◆ **TASK REQUIREMENTS**
Print word for word the first line of the listing below and every line after it, through the line with "YAxis, ErrorBar, LabelList". Leave out the pictures and the rest.
↓↓↓
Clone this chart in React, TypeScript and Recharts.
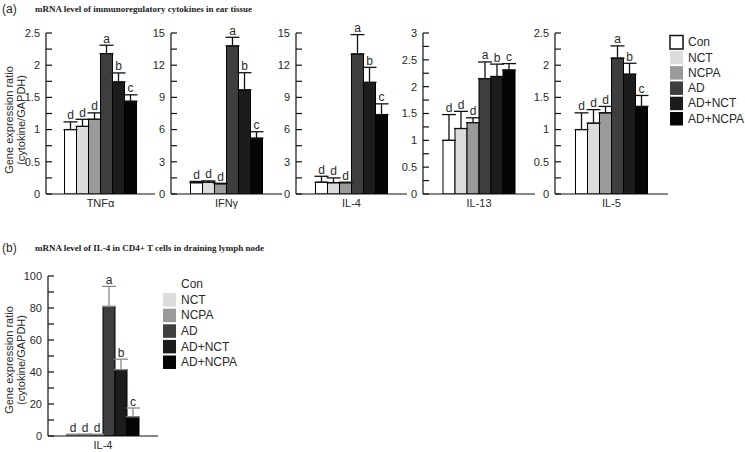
import { BarChart, Bar, XAxis, YAxis, ErrorBar, LabelList } from 'recharts';

const groups = ['Con', 'NCT', 'NCPA', 'AD', 'AD+NCT', 'AD+NCPA'];
const sigLetters = ['d', 'd', 'd', 'a', 'b', 'c'];
const barFills = ['#ffffff', '#dcdcdc', '#9a9a9a', '#3e3e3e', '#1c1c1c', '#050505'];

// panel (a): ear tissue
const tnfMeans = [1.0, 1.05, 1.16, 2.18, 1.74, 1.44];
const tnfErrs = [0.12, 0.11, 0.1, 0.13, 0.14, 0.1];
const ifnMeans = [1.05, 1.1, 0.95, 13.8, 9.7, 5.2];
const ifnErrs = [0.12, 0.12, 0.05, 0.8, 1.6, 0.6];
const il4Means = [1.1, 1.05, 1.05, 13.05, 10.4, 7.4];
const il4Errs = [0.55, 0.45, 0.05, 1.8, 1.4, 1.0];
const il13Means = [1.0, 1.22, 1.33, 2.15, 2.19, 2.31];
const il13Errs = [0.48, 0.32, 0.09, 0.31, 0.23, 0.12];
const il5Means = [1.0, 1.1, 1.26, 2.11, 1.86, 1.36];
const il5Errs = [0.26, 0.21, 0.1, 0.19, 0.17, 0.17];

// panel (b): CD4+ T cells, lymph node
const lnMeans = [0.8, 0.9, 0.8, 81, 41.5, 12];
const lnErrs = [0.3, 0.3, 0.3, 12.5, 6.5, 5.5];

const tnfTicks = [0, 0.5, 1, 1.5, 2, 2.5];
const ifnTicks = [0, 3, 6, 9, 12, 15];
const il4Ticks = [0, 3, 6, 9, 12, 15];
const il13Ticks = [0, 0.5, 1, 1.5, 2, 2.5, 3];
const il5Ticks = [0, 0.5, 1, 1.5, 2, 2.5];
const lnTicks = [0, 20, 40, 60, 80, 100];

const FONT = "'Liberation Sans', Arial, sans-serif";
const TXT = '#2a2a2a';

const withMinor = (major: number[]) => {
  const out: number[] = [];
  major.forEach((v, i) => {
    out.push(v);
    if (i < major.length - 1) out.push((v + major[i + 1]) / 2);
  });
  return out;
};

interface MiniProps {
  name: string;
  means: number[];
  errs: number[];
  ticks: number[];
  left: number;
  right: number;
  top: number;
  bottom: number;
  errColor?: string;
}

const MiniChart = ({ name, means, errs, ticks, left, right, top, bottom, errColor = '#111' }: MiniProps) => {
  const row: any = { name };
  groups.forEach((_, i) => {
    row['m' + i] = means[i];
    row['e' + i] = [0, errs[i]];
  });
  const majors = new Set(ticks);
  const plotW = right - left;
  const plotH = bottom - top;
  const yW = 34;
  const mTop = 22;
  const xH = 20;

  const YTick = (p: any) => {
    const { x, y, payload } = p;
    const ax = x + 5;
    return (
      <g>
        <line x1={ax} x2={ax + 6} y1={y} y2={y} stroke="#111" strokeWidth={1.2} />
        {majors.has(payload.value) && (
          <text x={x - 1} y={y} dy="0.35em" textAnchor="end" fontSize={11} fontFamily={FONT} fill={TXT}>
            {String(payload.value)}
          </text>
        )}
      </g>
    );
  };

  return (
    <div style={{ position: 'absolute', left: left - yW, top: top - mTop }}>
      <BarChart
        width={yW + plotW + 2}
        height={mTop + plotH + xH}
        data={[row]}
        margin={{ top: mTop, right: 2, left: 0, bottom: 0 }}
        barGap={0}
        barCategoryGap={(plotW - 72) / 2}
      >
        <XAxis
          dataKey="name"
          height={xH}
          tickLine={false}
          tickSize={0}
          tickMargin={5}
          axisLine={{ stroke: '#111', strokeWidth: 1.2 }}
          tick={{ fontSize: 11, fontFamily: FONT, fill: TXT }}
        />
        <YAxis
          width={yW}
          domain={[0, ticks[ticks.length - 1]]}
          allowDataOverflow
          ticks={withMinor(ticks)}
          interval={0}
          tickLine={false}
          tickSize={0}
          tickMargin={5}
          axisLine={{ stroke: '#111', strokeWidth: 1.2 }}
          tick={YTick}
        />
        {groups.map((g, i) => (
          <Bar key={g} dataKey={'m' + i} fill={barFills[i]} stroke="#000" strokeWidth={1} isAnimationActive={false}>
            <ErrorBar dataKey={'e' + i} width={7} stroke={errColor} strokeWidth={1.3} direction="y" />
            <LabelList
              dataKey={'m' + i}
              content={(p: any) => {
                const vb = p.viewBox || p;
                const x = vb.x ?? p.x;
                const y = vb.y ?? p.y;
                const w = vb.width ?? p.width;
                const h = vb.height ?? p.height;
                const errPx = means[i] ? (errs[i] / means[i]) * h : 0;
                return (
                  <text x={x + w / 2} y={y - errPx - 2.5} textAnchor="middle" fontSize={12} fontFamily={FONT} fill={TXT}>
                    {sigLetters[i]}
                  </text>
                );
              }}
            />
          </Bar>
        ))}
      </BarChart>
    </div>
  );
};

const Legend = ({ x, y, step, conBorder }: { x: number; y: number; step: number; conBorder: boolean }) => (
  <g>
    {groups.map((g, i) => (
      <g key={g}>
        <rect
          x={x}
          y={y + i * step - 6.5}
          width={13}
          height={13.5}
          fill={barFills[i]}
          stroke={i === 0 && conBorder ? '#111' : 'none'}
          strokeWidth={1.5}
        />
        <text x={x + 18} y={y + i * step} dy="0.35em" fontSize={12} fontFamily={FONT} fill={TXT}>
          {g}
        </text>
      </g>
    ))}
  </g>
);

const YLabel = ({ cy }: { cy: number }) => (
  <g>
    <text transform={`translate(9, ${cy}) rotate(-90)`} textAnchor="middle" dy="0.35em" fontSize={11} fontFamily={FONT} fill={TXT}>
      Gene expression ratio
    </text>
    <text transform={`translate(21, ${cy}) rotate(-90)`} textAnchor="middle" dy="0.35em" fontSize={11} fontFamily={FONT} fill={TXT}>
      (cytokine/GAPDH)
    </text>
  </g>
);

export default function App() {
  return (
    <div style={{ position: 'absolute', left: 0, top: 0, width: 745, height: 452, background: '#fff', overflow: 'hidden' }}>
      <MiniChart name="TNFα" means={tnfMeans} errs={tnfErrs} ticks={tnfTicks} left={46} right={155} top={33} bottom={194} />
      <MiniChart name="IFNγ" means={ifnMeans} errs={ifnErrs} ticks={ifnTicks} left={171} right={282} top={33} bottom={194} />
      <MiniChart name="IL-4" means={il4Means} errs={il4Errs} ticks={il4Ticks} left={296} right={407} top={33} bottom={194} />
      <MiniChart name="IL-13" means={il13Means} errs={il13Errs} ticks={il13Ticks} left={423} right={535} top={33} bottom={194} />
      <MiniChart name="IL-5" means={il5Means} errs={il5Errs} ticks={il5Ticks} left={555} right={668} top={33} bottom={194} />
      <MiniChart name="IL-4" means={lnMeans} errs={lnErrs} ticks={lnTicks} left={48} right={158} top={276} bottom={436} errColor="#8a8a8a" />

      <svg width={745} height={452} style={{ position: 'absolute', left: 0, top: 0, pointerEvents: 'none' }}>
        <text x={2} y={13} fontSize={12} fontFamily={FONT} fill={TXT}>(a)</text>
        <text x={35} y={12} fontSize={9} fontWeight="bold" fontFamily="'Liberation Serif', 'Times New Roman', serif" fill="#222">
          mRNA level of immunoregulatory cytokines in ear tissue
        </text>
        <text x={2} y={252} fontSize={12} fontFamily={FONT} fill={TXT}>(b)</text>
        <text x={35} y={251} fontSize={9} fontWeight="bold" fontFamily="'Liberation Serif', 'Times New Roman', serif" fill="#222">
          mRNA level of IL-4 in CD4+ T cells in draining lymph node
        </text>
        <YLabel cy={120} />
        <YLabel cy={360} />
        <Legend x={670} y={42} step={15.3} conBorder />
        <Legend x={163} y={284} step={15.6} conBorder={false} />
      </svg>
    </div>
  );
}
↑↑↑
◆ **RESPONSE**
Clone this chart in React, TypeScript and Recharts.
import { BarChart, Bar, XAxis, YAxis, ErrorBar, LabelList } from 'recharts';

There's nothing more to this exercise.